São vários os projetos pelos quais nutro um carinho especial, mas se tivesse de destacar um seria o WC Beautique Hotel, que desenvolvi quando trabalhava no atelier Nini Andrade Silva. Pela irreverência do conceito, pelo resultado final, orgulho-me muito deste projecto que é tudo menos normal ou convencional. Foi um processo de “enlouquecimento” e de pensar fora da caixa.
Tem alguma referência profissional que acompanhe regularmente?
Mais do que uma referência em concreto gosto de ir acompanhando algumas publicações que nos vão oferecendo novos projetos, novos autores e novos mundos que vamos depois explorando em mais detalhe. Gosto especialmente da revista AD México e AD Brasil pois sou uma apaixonada pela América do Sul e pela sua arquitetura com forte diálogo e conexão com o seu contexto tropical. São dois países que nos oferecem fontes de inspiração inesgotáveis.

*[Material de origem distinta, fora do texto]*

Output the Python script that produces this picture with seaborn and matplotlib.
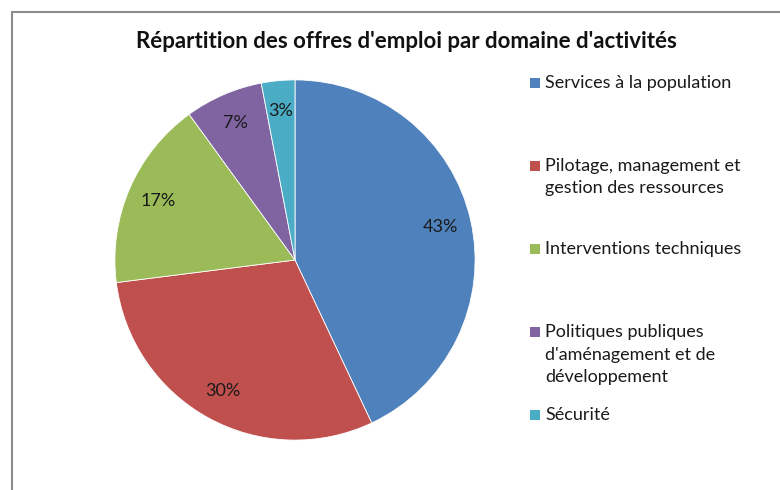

Pensando em referências em concreto posso assinalar um atelier espanhol, El Equipo Creativo, cujo trabalho se destaca pela originalidade, ousadia e cor.
Existe também um atelier russo muito interessante, TOL’KO, dos quais admiro a subtileza com a qual trabalham ambientes quase monocromáticos (mas tudo menos aborrecidos), baseados na combinação de texturas. No outro extremo temos, por exemplo, a Kelly Hoppen que trabalha muito os contrastes branco/preto.
É muito interessante ir percebendo como diferentes designers/arquitetos abordam os espaços de formas tão diferentes e com resultados igualmente bons. Abre-nos as perspetivas sobre todo um mundo de opções e ideias a explorar.